The chain is best-known for its trademark chubby boy in red-and white-checked pants with suspenders holding a double-decker cheeseburger. The inspiration for Big Boy's name, as well as the model for its mascot, was Richard Woodruff (1932-1986), of Glendale, California. When he was six years old, he walked into the diner Bob's Pantry as Bob Wian was attempting to name his new hamburger. Wian said, "Hello, Big Boy" to Woodruff, and the name stuck. Warner Bros. animation artist Ben Washam sketched Richards' caricature, which became the character seen on the company logo. This character would eventually also be featured in The Adventures of Big Boy comic book, produced as a promotional giveaway for children visiting the restaurant. Since 1997, the comic book has been produced by Craig Yoe's Yoe Studio.
The Big Boy sandwich is somewhat similar to the later Big Mac: two thin beef patties are placed on a three layer sesame seed bun, with lettuce, a single slice of cheese, and a red relish added (thousand island on the Big Mac).

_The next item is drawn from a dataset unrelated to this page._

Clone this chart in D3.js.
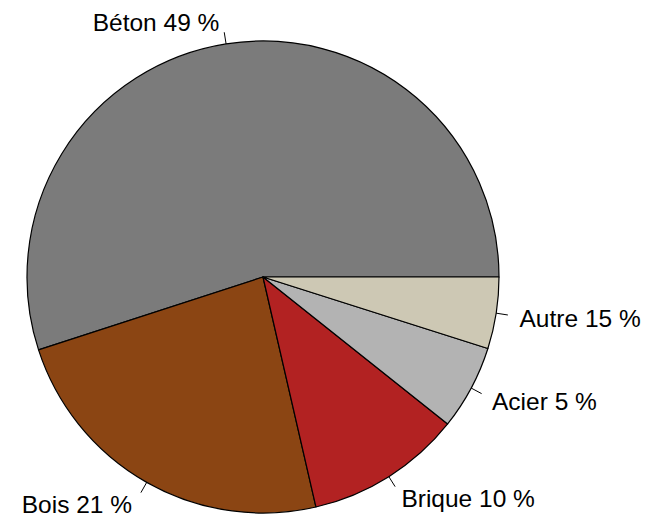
<!DOCTYPE html>
<html>
<head>
<meta charset="utf-8">
<script src="https://cdn.jsdelivr.net/npm/d3@7"></script>
<style>
  html, body { margin: 0; padding: 0; background: #fff; }
  svg { display: block; }
</style>
</head>
<body>
<svg id="chart" width="645" height="518"></svg>
<script>
// Data (slice shares as drawn; labels as printed)
const categories = ["Béton", "Bois", "Brique", "Acier", "Autre"];
const values = [55.0, 23.6, 10.7, 5.8, 4.9];
const labelPercents = ["49 %", "21 %", "10 %", "5 %", "15 %"];
const colors = ["#7b7b7b", "#8b4513", "#b22222", "#b3b3b3", "#cdc8b4"];

const svg = d3.select("#chart");
const cx = 263, cy = 277, r = 236;
const g = svg.append("g").attr("transform", `translate(${cx},${cy})`);

const data = categories.map((c, i) => ({ cat: c, value: values[i], label: c + " " + labelPercents[i], color: colors[i] }));

// R-style pie: start at 3 o'clock, go counter-clockwise
const pie = d3.pie().value(d => d.value).sort(null)
  .startAngle(Math.PI / 2).endAngle(Math.PI / 2 - 2 * Math.PI);
const arcs = pie(data);
const arc = d3.arc().innerRadius(0).outerRadius(r);

g.selectAll("path.slice").data(arcs).join("path")
  .attr("class", "slice")
  .attr("d", arc)
  .attr("fill", d => d.data.color)
  .attr("stroke", "#000")
  .attr("stroke-width", 1.2)
  .attr("stroke-linejoin", "round");

arcs.forEach(d => {
  const a = (d.startAngle + d.endAngle) / 2;
  const sx = Math.sin(a), sy = -Math.cos(a);
  g.append("line")
    .attr("x1", sx * r).attr("y1", sy * r)
    .attr("x2", sx * r * 1.05).attr("y2", sy * r * 1.05)
    .attr("stroke", "#000").attr("stroke-width", 1);
  g.append("text")
    .attr("x", sx * r * 1.1 + (sx < 0 ? -3 : 0)).attr("y", sy * r * 1.1)
    .attr("dy", "0.43em")
    .attr("text-anchor", sx < 0 ? "end" : "start")
    .attr("font-family", "'Liberation Sans', Arial, sans-serif")
    .attr("font-size", 24.5)
    .attr("fill", "#000")
    .text(d.data.label);
});
</script>
</body>
</html>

In addition to the Bob's Big Boy name, the "Big Boy" concept, menu, and mascot were originally franchised to a wide number of regional franchise holders. Of these, only Frisch's still maintains franchise rights to the "Big Boy" name
Frisch's Big Boy is a regional restaurant chain from the Big Boy franchise. Today there are over 90 restaurants in Indiana, Kentucky, and Ohio. Frisch's is one of the longest surviving Big Boy franchises.
In 1905, Samuel Frisch opened the Frisch Cafe in Cincinnati, Ohio. He continued to operate the cafe until his death in 1922. Three of Samuel's sons, David, Reuben and Irving, continued operating their father's cafe after his death. It was not until 1939 that expansion occurred with the opening of the Mainliner on Wooster Pike in Fairfax. Cincinnati's first year-round drive-in, it was named after a passenger airplane flying overhead into nearby Lunken Airport.
In 1932, Dave Frisch visited one of Bob Wian's Big Boy restaurants in California. Dave was impressed with the double-decker sandwich, although he decided to change the primary condiment from Thousand Island dressing to a homemade tartar sauce. This made Frisch's stand out from the rest of the Big Boy restaurants. Frisch's tartar sauce became the signature sauce in other meals, as well. In 1948, the first Frisch's Big Boy restaurant, "Big Boy One," opened on Central Parkway in downtown Cincinnati. Although the look has changed, Frisch's still operates in that location today.